投稿日: Jul 23, 2013 1:3:55 AM
事業転換が中途半端と思う方へ
子供の頃に好きだった歌に「悲しき片思い」というのがあって、当時のpopsの主流テーマであったと思う。こういうテーマは大人になると忘れてしまうのだが、考えてみると自律した仕事をするようになって、一番の問題は片思いであったともいえる。例えば営業マンが何かを売り込みにいく場合に、絶対顧客にメリットがあると思っても、それが理解してもらえないとか、また提案をして内容はよいと評価されても、アンタほんとに出来るの?というように、こちらの能力を認めてもらえないことが日常起こるからである。

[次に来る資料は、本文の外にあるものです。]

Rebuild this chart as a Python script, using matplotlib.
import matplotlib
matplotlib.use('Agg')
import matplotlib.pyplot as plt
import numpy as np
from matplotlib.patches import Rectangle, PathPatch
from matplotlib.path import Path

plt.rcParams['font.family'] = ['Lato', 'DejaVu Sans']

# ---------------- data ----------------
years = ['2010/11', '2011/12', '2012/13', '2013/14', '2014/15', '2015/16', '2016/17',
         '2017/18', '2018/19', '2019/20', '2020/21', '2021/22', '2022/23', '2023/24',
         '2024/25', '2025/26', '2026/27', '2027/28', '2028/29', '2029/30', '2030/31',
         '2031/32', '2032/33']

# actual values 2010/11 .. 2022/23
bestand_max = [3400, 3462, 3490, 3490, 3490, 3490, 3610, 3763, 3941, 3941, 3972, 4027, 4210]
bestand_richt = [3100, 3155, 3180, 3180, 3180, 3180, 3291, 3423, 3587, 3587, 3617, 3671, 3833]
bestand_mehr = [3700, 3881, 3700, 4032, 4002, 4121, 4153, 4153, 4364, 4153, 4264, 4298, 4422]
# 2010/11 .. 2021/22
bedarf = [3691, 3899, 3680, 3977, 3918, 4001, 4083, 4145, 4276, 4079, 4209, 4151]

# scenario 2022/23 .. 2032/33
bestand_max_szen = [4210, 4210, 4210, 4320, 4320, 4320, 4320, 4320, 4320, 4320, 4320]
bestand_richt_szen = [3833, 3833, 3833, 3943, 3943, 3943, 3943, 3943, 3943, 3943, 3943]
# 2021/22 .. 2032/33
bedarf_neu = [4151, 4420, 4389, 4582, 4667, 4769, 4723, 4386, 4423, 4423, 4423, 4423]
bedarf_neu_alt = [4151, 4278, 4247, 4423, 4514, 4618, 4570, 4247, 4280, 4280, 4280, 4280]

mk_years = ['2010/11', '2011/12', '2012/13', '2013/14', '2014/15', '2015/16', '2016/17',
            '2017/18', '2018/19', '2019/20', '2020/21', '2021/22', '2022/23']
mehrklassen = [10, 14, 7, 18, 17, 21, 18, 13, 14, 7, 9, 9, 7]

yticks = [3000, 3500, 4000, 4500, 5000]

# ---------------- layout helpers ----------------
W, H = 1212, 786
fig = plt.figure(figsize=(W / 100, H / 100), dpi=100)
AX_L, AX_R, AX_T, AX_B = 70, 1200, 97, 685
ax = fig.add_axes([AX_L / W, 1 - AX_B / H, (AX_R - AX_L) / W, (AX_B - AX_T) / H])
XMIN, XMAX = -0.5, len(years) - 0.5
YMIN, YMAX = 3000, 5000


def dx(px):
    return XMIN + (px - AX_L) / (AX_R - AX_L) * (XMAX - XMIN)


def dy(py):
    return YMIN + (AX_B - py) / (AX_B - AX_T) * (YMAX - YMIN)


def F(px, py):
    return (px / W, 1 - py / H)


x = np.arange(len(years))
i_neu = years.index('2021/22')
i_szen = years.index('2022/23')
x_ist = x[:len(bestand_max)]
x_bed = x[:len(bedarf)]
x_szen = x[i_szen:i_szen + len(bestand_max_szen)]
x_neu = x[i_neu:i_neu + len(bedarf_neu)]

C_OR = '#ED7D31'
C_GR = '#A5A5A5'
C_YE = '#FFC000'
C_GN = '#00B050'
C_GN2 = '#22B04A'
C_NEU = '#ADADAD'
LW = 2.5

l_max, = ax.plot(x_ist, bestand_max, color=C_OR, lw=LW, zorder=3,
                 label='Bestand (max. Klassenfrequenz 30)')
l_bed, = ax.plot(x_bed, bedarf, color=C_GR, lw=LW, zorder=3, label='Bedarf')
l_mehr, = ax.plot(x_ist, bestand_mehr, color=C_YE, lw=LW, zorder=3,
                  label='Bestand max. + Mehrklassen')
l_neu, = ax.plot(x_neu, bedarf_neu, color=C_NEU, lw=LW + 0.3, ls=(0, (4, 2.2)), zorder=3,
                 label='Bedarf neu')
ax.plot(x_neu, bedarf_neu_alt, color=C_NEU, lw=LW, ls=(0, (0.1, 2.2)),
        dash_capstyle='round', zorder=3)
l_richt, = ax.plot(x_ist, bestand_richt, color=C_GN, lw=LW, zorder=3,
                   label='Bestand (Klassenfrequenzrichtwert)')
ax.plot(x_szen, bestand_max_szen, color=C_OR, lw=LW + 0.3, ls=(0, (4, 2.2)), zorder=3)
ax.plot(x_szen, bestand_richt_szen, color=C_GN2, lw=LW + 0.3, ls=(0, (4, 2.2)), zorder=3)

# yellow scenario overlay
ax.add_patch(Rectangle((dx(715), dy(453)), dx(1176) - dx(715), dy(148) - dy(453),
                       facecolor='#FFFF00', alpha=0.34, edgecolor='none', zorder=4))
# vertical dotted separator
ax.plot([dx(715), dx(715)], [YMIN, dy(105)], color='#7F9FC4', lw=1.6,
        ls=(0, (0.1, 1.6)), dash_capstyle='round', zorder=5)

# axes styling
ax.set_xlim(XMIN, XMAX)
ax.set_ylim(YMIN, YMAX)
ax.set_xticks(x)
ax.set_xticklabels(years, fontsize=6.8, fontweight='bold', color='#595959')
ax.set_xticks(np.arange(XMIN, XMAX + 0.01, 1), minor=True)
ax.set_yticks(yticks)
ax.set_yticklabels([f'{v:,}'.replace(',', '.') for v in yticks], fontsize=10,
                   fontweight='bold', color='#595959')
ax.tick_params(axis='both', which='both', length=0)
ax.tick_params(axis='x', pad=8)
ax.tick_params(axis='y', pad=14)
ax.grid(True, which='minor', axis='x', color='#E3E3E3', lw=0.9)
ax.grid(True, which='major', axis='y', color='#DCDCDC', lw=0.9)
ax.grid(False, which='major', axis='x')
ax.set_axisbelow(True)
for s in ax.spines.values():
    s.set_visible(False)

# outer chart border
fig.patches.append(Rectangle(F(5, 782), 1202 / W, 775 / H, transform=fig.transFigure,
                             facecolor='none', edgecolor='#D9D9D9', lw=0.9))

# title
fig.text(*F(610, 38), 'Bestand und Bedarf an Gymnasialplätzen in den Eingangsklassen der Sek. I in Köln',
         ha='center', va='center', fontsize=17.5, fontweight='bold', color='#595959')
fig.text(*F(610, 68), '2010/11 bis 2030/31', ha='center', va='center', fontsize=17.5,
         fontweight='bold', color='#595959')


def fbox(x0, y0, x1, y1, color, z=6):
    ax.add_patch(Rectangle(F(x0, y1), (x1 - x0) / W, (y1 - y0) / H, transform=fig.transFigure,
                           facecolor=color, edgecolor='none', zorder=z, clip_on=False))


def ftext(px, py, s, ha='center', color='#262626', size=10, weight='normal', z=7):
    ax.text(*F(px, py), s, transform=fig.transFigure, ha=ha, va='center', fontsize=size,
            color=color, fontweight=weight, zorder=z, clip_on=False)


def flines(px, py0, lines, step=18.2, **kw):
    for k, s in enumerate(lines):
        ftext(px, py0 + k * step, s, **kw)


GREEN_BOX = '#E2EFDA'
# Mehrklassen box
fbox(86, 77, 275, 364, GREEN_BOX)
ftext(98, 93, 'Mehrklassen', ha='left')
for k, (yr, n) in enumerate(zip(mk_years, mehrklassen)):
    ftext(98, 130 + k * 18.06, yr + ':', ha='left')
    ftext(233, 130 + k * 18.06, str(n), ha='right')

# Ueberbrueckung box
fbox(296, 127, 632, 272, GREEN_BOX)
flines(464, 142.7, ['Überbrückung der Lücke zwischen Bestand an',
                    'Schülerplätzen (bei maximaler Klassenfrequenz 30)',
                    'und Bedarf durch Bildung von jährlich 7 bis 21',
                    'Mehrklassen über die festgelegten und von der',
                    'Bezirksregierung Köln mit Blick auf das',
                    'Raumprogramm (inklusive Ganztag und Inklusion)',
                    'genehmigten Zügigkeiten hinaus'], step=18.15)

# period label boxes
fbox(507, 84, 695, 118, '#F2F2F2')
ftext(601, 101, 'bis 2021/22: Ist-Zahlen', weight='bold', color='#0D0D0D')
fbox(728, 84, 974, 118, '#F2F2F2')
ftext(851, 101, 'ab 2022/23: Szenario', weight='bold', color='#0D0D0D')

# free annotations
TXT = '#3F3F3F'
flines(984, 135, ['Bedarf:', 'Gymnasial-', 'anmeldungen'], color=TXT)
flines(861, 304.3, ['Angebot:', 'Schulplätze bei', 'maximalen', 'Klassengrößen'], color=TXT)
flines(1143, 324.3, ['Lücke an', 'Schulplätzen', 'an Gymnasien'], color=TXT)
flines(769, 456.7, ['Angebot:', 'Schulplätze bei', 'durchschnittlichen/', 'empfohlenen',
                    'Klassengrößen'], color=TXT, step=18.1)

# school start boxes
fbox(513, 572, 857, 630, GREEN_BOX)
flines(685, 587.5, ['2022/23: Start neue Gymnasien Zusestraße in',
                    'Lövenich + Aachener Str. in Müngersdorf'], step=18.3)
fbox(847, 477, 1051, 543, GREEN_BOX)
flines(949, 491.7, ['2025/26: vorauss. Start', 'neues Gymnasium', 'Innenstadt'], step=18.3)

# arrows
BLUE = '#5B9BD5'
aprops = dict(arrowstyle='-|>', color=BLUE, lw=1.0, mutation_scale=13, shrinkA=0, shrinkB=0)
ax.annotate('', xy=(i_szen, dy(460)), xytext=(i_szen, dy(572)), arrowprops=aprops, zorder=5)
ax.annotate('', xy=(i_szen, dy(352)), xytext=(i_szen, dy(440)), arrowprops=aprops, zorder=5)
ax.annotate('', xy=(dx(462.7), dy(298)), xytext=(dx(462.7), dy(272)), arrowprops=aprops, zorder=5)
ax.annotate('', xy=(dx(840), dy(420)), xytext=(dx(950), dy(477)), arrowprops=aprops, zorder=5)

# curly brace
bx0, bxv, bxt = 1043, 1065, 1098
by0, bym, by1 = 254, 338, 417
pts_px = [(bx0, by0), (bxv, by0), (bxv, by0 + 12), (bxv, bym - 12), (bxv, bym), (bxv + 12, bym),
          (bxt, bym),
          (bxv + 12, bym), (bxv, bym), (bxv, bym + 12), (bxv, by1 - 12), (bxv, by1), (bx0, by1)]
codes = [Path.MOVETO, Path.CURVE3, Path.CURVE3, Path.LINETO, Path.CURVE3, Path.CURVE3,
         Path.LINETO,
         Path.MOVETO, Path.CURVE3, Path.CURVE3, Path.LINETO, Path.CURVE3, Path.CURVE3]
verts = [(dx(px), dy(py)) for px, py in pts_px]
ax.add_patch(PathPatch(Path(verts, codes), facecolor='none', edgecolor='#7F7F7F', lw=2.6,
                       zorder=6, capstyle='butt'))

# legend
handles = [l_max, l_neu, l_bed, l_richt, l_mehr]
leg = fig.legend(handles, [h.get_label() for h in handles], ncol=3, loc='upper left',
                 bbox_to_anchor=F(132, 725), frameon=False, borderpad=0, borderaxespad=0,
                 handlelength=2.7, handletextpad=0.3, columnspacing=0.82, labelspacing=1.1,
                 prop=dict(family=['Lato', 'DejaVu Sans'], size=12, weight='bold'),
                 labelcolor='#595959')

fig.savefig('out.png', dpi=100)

ビジネスであってもWinWinとか善意というのは必要で、それがないと継続した良い関係は維持できない。言いかえれば信用を築くことで、相手の身になって働いてくれるから、いろんなことが任せられることになる。しかしこちらがそれを望んでいても、相手が乗ってこないのは、冒頭のことや、またこちらの理解の至らないところがあるからである。この顧客の役に立ちたいという当方の想いと、現実の顧客がこちらを見る目のギャップを埋めていくことが、マーケティングであったりプロモーションの本質であろう。

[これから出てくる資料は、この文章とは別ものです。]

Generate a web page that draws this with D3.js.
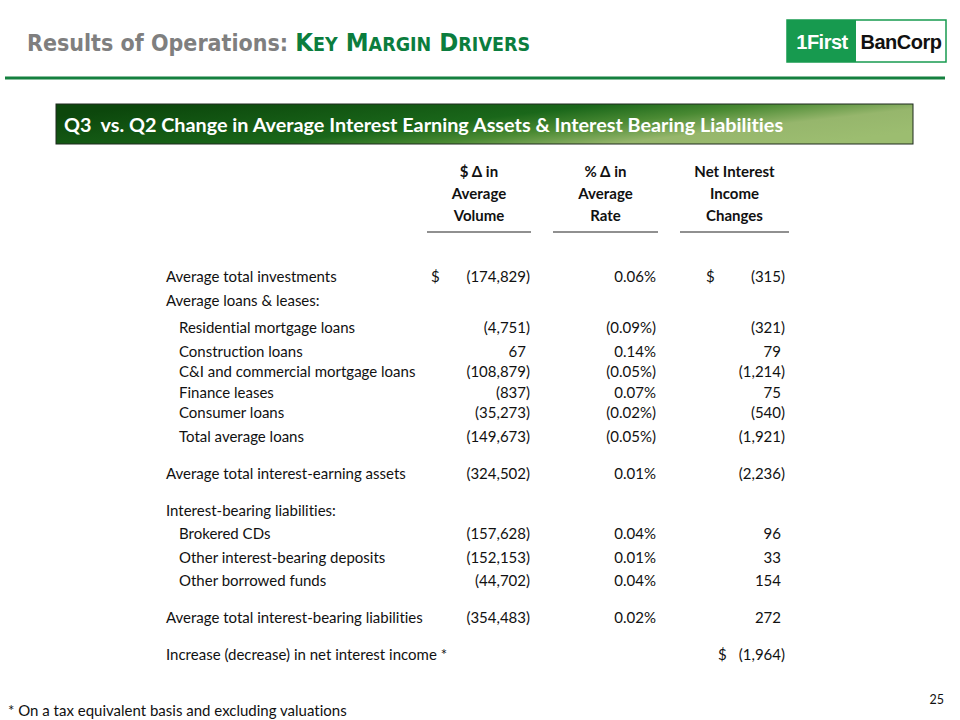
<!DOCTYPE html>
<html><head><meta charset="utf-8">
<script src="https://cdn.jsdelivr.net/npm/d3@7"></script>
<style>body{margin:0;background:#fff}svg{display:block}text{font-variant-ligatures:none;font-feature-settings:"liga" 0;white-space:pre}</style>
</head><body>
<svg id="c" width="960" height="720"></svg>
<script>
// ---- data ----
const titleMain = "Results of Operations: ";
const titleCaps = "Key Margin Drivers";
const bannerText = "Q3  vs. Q2 Change in Average Interest Earning Assets & Interest Bearing Liabilities";
const headers = [
  ["$ \u0394 in", "Average", "Volume"],
  ["% \u0394 in", "Average", "Rate"],
  ["Net Interest", "Income", "Changes"]
];
const labels = [
  "Average total investments", "Average loans & leases:", "Residential mortgage loans",
  "Construction loans", "C&I and commercial mortgage loans", "Finance leases", "Consumer loans",
  "Total average loans", "Average total interest-earning assets", "Interest-bearing liabilities:",
  "Brokered CDs", "Other interest-bearing deposits", "Other borrowed funds",
  "Average total interest-bearing liabilities", "Increase (decrease) in net interest income *"
];
const indented = [0,0,1,1,1,1,1,1,0,0,1,1,1,0,0];
const volume = [-174829, null, -4751, 67, -108879, -837, -35273, -149673, -324502, null, -157628, -152153, -44702, -354483, null];
const rate = [0.06, null, -0.09, 0.14, -0.05, 0.07, -0.02, -0.05, 0.01, null, 0.04, 0.01, 0.04, 0.02, null];
const nii = [-315, null, -321, 79, -1214, 75, -540, -1921, -2236, null, 96, 33, 154, 272, -1964];
const dollarVolume = [1,0,0,0,0,0,0,0,0,0,0,0,0,0,0];
const dollarNii = [1,0,0,0,0,0,0,0,0,0,0,0,0,0,1];
const footnote = "* On a tax equivalent basis and excluding valuations";
const pageNo = "25";

// ---- layout ----
const svg = d3.select("#c");
const body = "Lato, 'Open Sans', sans-serif";
const rowGaps = [0,24,27,24,20,21,20,24,37,37,23,24,23,37,37];
let acc = 0; const yPos = rowGaps.map(g => (acc += g));
const y = i => 282 + yPos[i];

// defs
const defs = svg.append("defs");
const grad = defs.append("linearGradient").attr("id","bg").attr("x1","0").attr("y1","0.3").attr("x2","1").attr("y2","0.7");
[[0,"#0c470c"],[0.45,"#1a671a"],[0.62,"#4a8a33"],[0.8,"#96b66c"],[1,"#9cbd70"]].forEach(([o,c])=>grad.append("stop").attr("offset",o).attr("stop-color",c));

// title
const t = svg.append("text").attr("x",27).attr("y",51).attr("font-family","'DejaVu Sans Condensed', 'DejaVu Sans', sans-serif").attr("font-weight","bold");
t.append("tspan").attr("fill","#7f7f7f").attr("font-size",23).text(titleMain);
titleCaps.split(" ").forEach((w,i)=>{
  t.append("tspan").attr("fill","#0b7d3e").attr("font-size",25.5).text((i?" ":"")+w[0].toUpperCase());
  t.append("tspan").attr("fill","#0b7d3e").attr("font-size",19.5).text(w.slice(1).toUpperCase());
});

// logo
svg.append("rect").attr("x",787).attr("y",20).attr("width",159).attr("height",42).attr("fill","#fff").attr("stroke","#179a4f").attr("stroke-width",1.5);
svg.append("rect").attr("x",787).attr("y",20).attr("width",69).attr("height",42).attr("fill","#179a4f");
svg.append("text").attr("x",822).attr("y",49).attr("text-anchor","middle").attr("font-family","'Liberation Sans', Arial, sans-serif").attr("font-weight","bold").attr("font-size",20).attr("fill","#fff").attr("letter-spacing",-0.5).text("1First");
svg.append("text").attr("x",901).attr("y",49).attr("text-anchor","middle").attr("font-family","'Liberation Sans', Arial, sans-serif").attr("font-weight","bold").attr("font-size",20).attr("fill","#111").attr("letter-spacing",-0.5).text("BanCorp");

// rule
svg.append("line").attr("x1",5).attr("x2",945).attr("y1",78).attr("y2",78).attr("stroke","#15803f").attr("stroke-width",3);

// banner
svg.append("rect").attr("x",56).attr("y",104).attr("width",857).attr("height",40).attr("fill","url(#bg)").attr("stroke","#1e2b1e").attr("stroke-width",1);
svg.append("text").attr("x",64).attr("y",131.5).attr("font-family",body).attr("font-weight","bold").attr("font-size",19.8).attr("fill","#fff").text(bannerText);

// columns
const colX = d3.scaleOrdinal().domain([0,1,2]).range([479,605.5,734.5]);
const colRight = d3.scaleOrdinal().domain([0,1,2]).range([530,656,785]);
const colW = [104,105,109];
const hdr = svg.append("g").attr("font-family",body).attr("font-weight","bold").attr("font-size",15).attr("fill","#111");
headers.forEach((lines,c)=>{
  lines.forEach((l,i)=> hdr.append("text").attr("x",colX(c)).attr("y",177+i*22).attr("text-anchor","middle").text(l));
  hdr.append("line").attr("x1",colX(c)-colW[c]/2).attr("x2",colX(c)+colW[c]/2).attr("y1",232).attr("y2",232).attr("stroke","#222").attr("stroke-width",1.2);
});

const fmtInt = d3.format(",");
const g = svg.append("g").attr("font-family",body).attr("font-size",15).attr("fill","#111");
function num(c, i, s, pad){
  const tx = g.append("text").attr("x",colRight(c)).attr("y",y(i)).attr("text-anchor","end");
  tx.append("tspan").text(s);
  if(pad) tx.append("tspan").attr("fill-opacity",0).text(")");
}
labels.forEach((lab,i)=>{
  g.append("text").attr("x",indented[i]?179:166).attr("y",y(i)).text(lab);
  if(volume[i]!==null){
    const v=volume[i]; num(0,i, v<0?`(${fmtInt(-v)})`:fmtInt(v), v>=0);
  }
  if(rate[i]!==null){
    const r=rate[i]; num(1,i, r<0?`(${(-r).toFixed(2)}%)`:`${r.toFixed(2)}%`, false);
  }
  if(nii[i]!==null){
    const v=nii[i]; num(2,i, v<0?`(${fmtInt(-v)})`:fmtInt(v), v>=0);
  }
  if(dollarVolume[i]) g.append("text").attr("x",431).attr("y",y(i)).text("$");
  if(dollarNii[i]) g.append("text").attr("x",i===labels.length-1?718:706).attr("y",y(i)).text("$");
});

svg.append("text").attr("x",8).attr("y",716).attr("font-family",body).attr("font-size",15).attr("fill","#111").text(footnote);
svg.append("text").attr("x",944).attr("y",704).attr("text-anchor","end").attr("font-family",body).attr("font-size",12.5).attr("fill","#111").text(pageNo);
</script>
</body></html>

当然ながら当方の実力が不足している点はいろいろあろうが、過去の業務実績以上にこれからの問題に取り組む姿勢を顧客は注視しているので、若い人や若い会社でもチャンスは生まれるし、必ずしもベテラン営業マンが良いとは限らない。しかし若い人を全面に出すにしても、母屋が違和感をもたらすとか、現場のスキルに疑問がもたれないような施策を施さないと前線で若い人が倒れてしまう。

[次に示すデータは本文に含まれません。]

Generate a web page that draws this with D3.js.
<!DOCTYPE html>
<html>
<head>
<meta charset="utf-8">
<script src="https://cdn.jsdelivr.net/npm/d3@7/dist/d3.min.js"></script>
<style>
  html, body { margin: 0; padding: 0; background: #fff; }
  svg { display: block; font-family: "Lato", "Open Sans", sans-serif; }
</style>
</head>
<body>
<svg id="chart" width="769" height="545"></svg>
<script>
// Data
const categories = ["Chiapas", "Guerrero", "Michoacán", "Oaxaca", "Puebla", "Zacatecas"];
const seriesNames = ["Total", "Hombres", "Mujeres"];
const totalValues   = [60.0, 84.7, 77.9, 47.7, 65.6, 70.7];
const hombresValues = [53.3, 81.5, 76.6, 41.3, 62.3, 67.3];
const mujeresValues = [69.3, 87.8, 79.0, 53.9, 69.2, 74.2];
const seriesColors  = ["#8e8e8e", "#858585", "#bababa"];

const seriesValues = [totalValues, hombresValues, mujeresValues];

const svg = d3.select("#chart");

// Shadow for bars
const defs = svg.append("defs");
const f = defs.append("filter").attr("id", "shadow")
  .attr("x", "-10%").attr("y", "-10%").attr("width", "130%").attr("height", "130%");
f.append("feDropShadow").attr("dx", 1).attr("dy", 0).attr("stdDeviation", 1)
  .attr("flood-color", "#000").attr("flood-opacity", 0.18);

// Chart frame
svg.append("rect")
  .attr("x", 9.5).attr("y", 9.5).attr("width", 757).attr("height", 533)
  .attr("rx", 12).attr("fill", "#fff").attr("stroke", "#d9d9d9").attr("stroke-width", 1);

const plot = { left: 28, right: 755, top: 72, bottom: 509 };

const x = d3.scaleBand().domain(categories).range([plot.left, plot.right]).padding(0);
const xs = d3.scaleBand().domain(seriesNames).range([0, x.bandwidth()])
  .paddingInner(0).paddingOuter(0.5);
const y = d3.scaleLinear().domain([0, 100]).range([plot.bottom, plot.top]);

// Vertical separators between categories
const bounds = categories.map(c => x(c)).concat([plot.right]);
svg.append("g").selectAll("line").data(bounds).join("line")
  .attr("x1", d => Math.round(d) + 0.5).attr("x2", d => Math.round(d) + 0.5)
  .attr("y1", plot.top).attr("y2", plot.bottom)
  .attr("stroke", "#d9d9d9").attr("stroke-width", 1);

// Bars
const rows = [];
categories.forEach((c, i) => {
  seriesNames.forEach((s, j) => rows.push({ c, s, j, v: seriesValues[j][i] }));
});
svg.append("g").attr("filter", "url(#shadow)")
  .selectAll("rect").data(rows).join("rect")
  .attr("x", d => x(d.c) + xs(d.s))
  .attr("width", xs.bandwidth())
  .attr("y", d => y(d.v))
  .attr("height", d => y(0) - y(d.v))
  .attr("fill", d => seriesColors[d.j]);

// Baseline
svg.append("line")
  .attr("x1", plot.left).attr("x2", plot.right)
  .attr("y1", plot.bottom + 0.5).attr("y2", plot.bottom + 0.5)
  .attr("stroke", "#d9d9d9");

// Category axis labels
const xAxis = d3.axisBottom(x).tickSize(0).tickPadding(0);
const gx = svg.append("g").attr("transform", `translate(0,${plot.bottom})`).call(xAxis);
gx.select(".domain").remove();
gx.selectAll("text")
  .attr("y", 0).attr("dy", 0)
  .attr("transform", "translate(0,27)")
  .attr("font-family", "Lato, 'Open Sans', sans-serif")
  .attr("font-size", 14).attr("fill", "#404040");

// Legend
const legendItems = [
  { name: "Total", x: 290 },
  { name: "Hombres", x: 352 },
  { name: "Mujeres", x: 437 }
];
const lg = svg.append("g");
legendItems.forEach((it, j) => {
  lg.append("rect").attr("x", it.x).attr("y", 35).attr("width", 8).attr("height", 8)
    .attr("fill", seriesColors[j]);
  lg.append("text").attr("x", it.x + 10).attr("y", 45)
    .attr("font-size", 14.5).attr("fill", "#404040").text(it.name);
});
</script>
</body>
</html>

つまり無名の会社よりも、過去の業態がマイナスに響いてしまう場合もあって、子会社などで新規事業をさせることが多くなる。印刷業界も多角的な事業をしているところは多くあったが、印刷の看板が邪魔になることが多く、後継者が新たな業態に挑戦して、事業転換を図るケースがある。このようなことをしている間に、一体自分たちの業態は「何屋」か判らなくなりがちだ。
かつての印刷業は印刷機を設置しているという共通項で業界を形成していたが、生き残りの中で顧客指向に転換して印刷機も廃棄した会社の群は“名無しさん”になってしまった。これはマズいだろう。実態としてナンデモ屋であったとしても、会社の目指す方向は定めるべきだし、それによってどの業態に所属するのかを決めなければ、顧客側からみると中途半端な会社に思えてしまう。
中国のように1990年代後半から産業化した若いところでは、DTPはコンピュータを使って仕事をするので、最初からソフトウェア産業にくくられていて、リクルート面でもインキュベーション支援策でも国のバックアップが受けられている。ところが日本のプリプレスはソフトウェア産業から距離があって、IT関係の業務を行う時のコラボレーションは中国のようにはいかない。日本はかつての出身地である「印刷」にこだわりすぎたのかもしれない。